The question about how big an ISP must be (in terms of customers) is really a question about economy of scale. The textbook definition of economy of scale is a business where costs decrease per unit through increased output. The ISP business is clearly an economy of scale business since the cost per customer decreases as an ISP adds more customers.
The example I usually use to demonstrate this is to look at the cost of paying for a general manager for an ISP business. The cost of the general manager is what economists would call a fixed cost – it doesn’t vary as you add or lose customers. However, the amount of the general manager salary that must be covered by each customer gets smaller as the customer base grows larger.
A large part of the costs of operating an ISP are fixed like the GM salary. Costs like operating a business office, doing the needed accounting, buying a billing system, etc. are largely fixed. The largest fixed cost is often the debt service required to pay off the cost of building the network.
I have done hundreds of business plans for communities of all sizes and I have developed a few rules of thumb for operating a traditional ISP – one that has the expected number of employees, charges normal industry rates and has to finance the cost of their network.
- It’s hard to justify a new standalone ISP with fewer than 2,000 customers.
- Economy of scale kicks in at that point and the business gets more efficient, when measured on a per customer cost up until an ISP reaches between 20,000 and 25,000 customers.

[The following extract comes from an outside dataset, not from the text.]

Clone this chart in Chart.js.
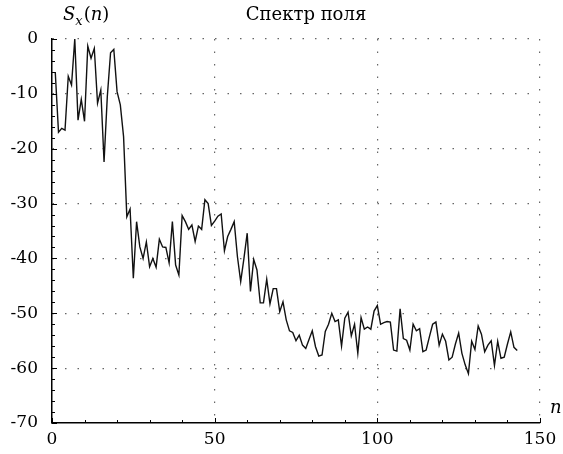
<!DOCTYPE html>
<html>
<head>
<meta charset="utf-8">
<script src="https://cdn.jsdelivr.net/npm/chart.js@4"></script>
<style>
  html, body { margin: 0; padding: 0; background: #fff; }
  #wrap { width: 563px; height: 454px; }
</style>
</head>
<body>
<div id="wrap"><canvas id="chart" width="563" height="454"></canvas></div>
<script>
// спектр поля, значения S_x(n), n = 1..143
const spectrum = [
  -6, -17, -16.3, -16.6, -6.8, -8.4, 0, -14.8, -11, -15,
  -1.3, -3.5, -1.7, -11.7, -9.3, -22.4, -10.5, -2.5, -1.9, -9.6,
  -12, -17.8, -32.4, -31, -43.6, -33.3, -37.9, -40, -37, -41.5,
  -40, -41.6, -36.5, -37.9, -38, -40.8, -33.3, -41.2, -43, -32.2,
  -33.3, -34.7, -33.9, -36.9, -34.1, -34.7, -29.3, -30, -34, -33.2,
  -32.3, -31.9, -38.6, -36, -34.7, -33.3, -39.7, -44.2, -40, -35.4,
  -46, -40.2, -42.1, -48.1, -48.1, -43.8, -48.3, -45.5, -45.5, -49.7,
  -47.9, -51.2, -53.2, -53.5, -55, -54, -55.8, -56.4, -54.8, -53.2,
  -56.1, -57.8, -57.6, -53.3, -52, -50, -51.5, -51.2, -56, -50.9,
  -49.8, -54.1, -52, -57.3, -50.8, -52.9, -52.5, -52.9, -49.6, -48.6,
  -52, -51.7, -51.5, -51.6, -56.7, -56.9, -49.2, -54.6, -54.9, -56.7,
  -52, -53.2, -52.8, -57, -56.7, -54.3, -52, -51.6, -55.8, -53.8,
  -55.1, -58.5, -58, -55.6, -53.6, -57.3, -59.4, -61, -55.1, -56.6,
  -52.3, -53.8, -57, -55.8, -55, -59.5, -55.1, -58.2, -58, -55.6,
  -53.4, -56.2, -56.8
];
const nValues = spectrum.map((v, i) => i + 1);

const xTicks = [0, 50, 100, 150];
const yTicks = [0, -10, -20, -30, -40, -50, -60, -70];

const titleText = "Спектр поля";
const serif = "'DejaVu Serif', 'Liberation Serif', serif";

const points = nValues.map((n, i) => ({ x: n, y: spectrum[i] }));

// подписи и засечки внутрь
const extras = {
  id: "extras",
  afterDraw(chart) {
    const ctx = chart.ctx;
    const xs = chart.scales.x;
    const ys = chart.scales.y;
    const area = chart.chartArea;
    ctx.save();
    ctx.strokeStyle = "#000";
    ctx.lineWidth = 1;
    // засечки по x
    for (let v = 0; v <= 150; v += 10) {
      const px = Math.round(xs.getPixelForValue(v)) + 0.5;
      const len = v % 50 === 0 ? 5 : 3;
      ctx.beginPath();
      ctx.moveTo(px, area.bottom);
      ctx.lineTo(px, area.bottom - len);
      ctx.stroke();
    }
    // засечки по y
    for (let v = -70; v <= 0; v += 2) {
      const py = Math.round(ys.getPixelForValue(v)) + 0.5;
      const len = v % 10 === 0 ? 5 : 3;
      ctx.beginPath();
      ctx.moveTo(area.left, py);
      ctx.lineTo(area.left + len, py);
      ctx.stroke();
    }
    ctx.fillStyle = "#000";
    ctx.textBaseline = "alphabetic";
    // заголовок
    ctx.font = "18px " + serif;
    ctx.textAlign = "center";
    ctx.fillText(titleText, 306, 20);
    // S_x(n)
    ctx.textAlign = "left";
    let x0 = 63;
    ctx.font = "italic 18px " + serif;
    ctx.fillText("S", x0, 20);
    x0 += ctx.measureText("S").width;
    ctx.font = "italic 13px " + serif;
    ctx.fillText("x", x0, 25);
    x0 += ctx.measureText("x").width + 1;
    ctx.font = "18px " + serif;
    ctx.fillText("(", x0, 20);
    x0 += ctx.measureText("(").width;
    ctx.font = "italic 18px " + serif;
    ctx.fillText("n", x0, 20);
    x0 += ctx.measureText("n").width;
    ctx.font = "18px " + serif;
    ctx.fillText(")", x0, 20);
    // n у оси
    ctx.font = "italic 18px " + serif;
    ctx.fillText("n", 550, 413);
    ctx.restore();
  }
};

new Chart(document.getElementById("chart"), {
  type: "line",
  data: {
    datasets: [{
      data: points,
      borderColor: "#111",
      borderWidth: 1.4,
      pointRadius: 0,
      tension: 0,
      fill: false
    }]
  },
  options: {
    responsive: false,
    animation: false,
    layout: { padding: { left: 0, right: 23, top: 39, bottom: 0 } },
    plugins: {
      legend: { display: false },
      tooltip: { enabled: false },
      title: { display: false }
    },
    scales: {
      x: {
        type: "linear",
        min: 0,
        max: 150,
        afterFit: (s) => { s.height = 31; },
        afterBuildTicks: (s) => { s.ticks = xTicks.map(v => ({ value: v })); },
        ticks: {
          color: "#000",
          font: { family: serif, size: 17 },
          padding: 6,
          maxRotation: 0
        },
        grid: {
          color: (c) => (c.tick && c.tick.value === 0 ? "rgba(0,0,0,0)" : "#666"),
          lineWidth: 1.2,
          drawTicks: false
        },
        border: { color: "#000", width: 1.5, dash: [1.5, 11] }
      },
      y: {
        type: "linear",
        min: -70,
        max: 0,
        afterFit: (s) => { s.width = 52; },
        afterBuildTicks: (s) => { s.ticks = yTicks.map(v => ({ value: v })); },
        ticks: {
          color: "#000",
          font: { family: serif, size: 17 },
          padding: 14
        },
        grid: {
          color: (c) => (c.tick && c.tick.value === -70 ? "rgba(0,0,0,0)" : "#666"),
          lineWidth: 1.2,
          drawTicks: false
        },
        border: { color: "#000", width: 1.5, dash: [1.5, 11] }
      }
    }
  },
  plugins: [extras]
});
</script>
</body>
</html>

- After 20,000 customers the cost curve reaches relative stasis – adding customers increases efficiency but also drives additional fixed costs. For example, companies find they need to hire extra accountants; they might need backoffice positions for functions like personnel or benefits management.
- At some fairly large size, say 100,000 customers, ISPs tend to become less efficient. Large companies tend to become bureaucratic, hire significant middle management and become less functionally efficient as centralize functions and put them into silos.
There are ways defeat the economy of scale curve to some extent and I have clients who used the following ways to be more efficient than other ISPs of the same size:
Reduce Costs. There are various ways to spend less on needed functions than the average ISP.
- Use existing excess capacity. A City or an electric company can open an ISP and not have to spend money for a business office since they are already operating one. An existing business like an electric company or a telco might be able to use underutilized customer service reps or line technicians without having to hire a whole new staff for a new ISP venture. A utility or city might be able to use the existing billing systems from their water or electric utilities to support the ISP functions.
- Reduce Expectations. Small ISPs often can save a lot of money by reducing customer expectations. For instance, they might elect to not have repair service on evening and weekends unless there is a real emergency. Small ISPs also don’t need to offer all of the bells and whistles of larger ISPs and can have a simple product offering. A small ISP might elect to not offer cable TV, which for small ISPs usually has a negative margin. This concept can only be taken so far and works best in communities where an ISP is competing against a decent giant ISP.
Avoid Costs. It’s not easy to avoid the cost of being an ISP, but it can be done.
- Financing from Other Revenues. I have a client with only 600 potential customers that is successful since they decided to fund their network using property taxes rather than having to pay debt from ISP revenues. This allows them to have broadband rates far lower than surrounding communities by avoiding ISP debt payments. I know municipal and cooperatives power companies that have raised electric rates to help cover the cost of an ISP business since that’s what their customers wanted.
Grow Efficiently. The most obvious strategy to beat the economy of scale curve is to get more customers in an efficient manner.
- Increase Penetration Rates. For a small ISP the difference between a 50% and a 70% penetration rate can be dramatic. Many ISPs become complacent once they generate enough cash to pay the bills while the smart ones continue to sell hard every year to maximize the customers in their footprint.
- Expand to Another Market. Most small telcos figured this out years ago and operate a CLEC business outside their regulated footprint.
- Partnering. There are several examples today of cities that have banded together to create a larger ISP. There are numerous cities and electric cooperatives that are partnering with telcos to gain the economy of scale. We are still seeing small telcos getting purchased by larger ones.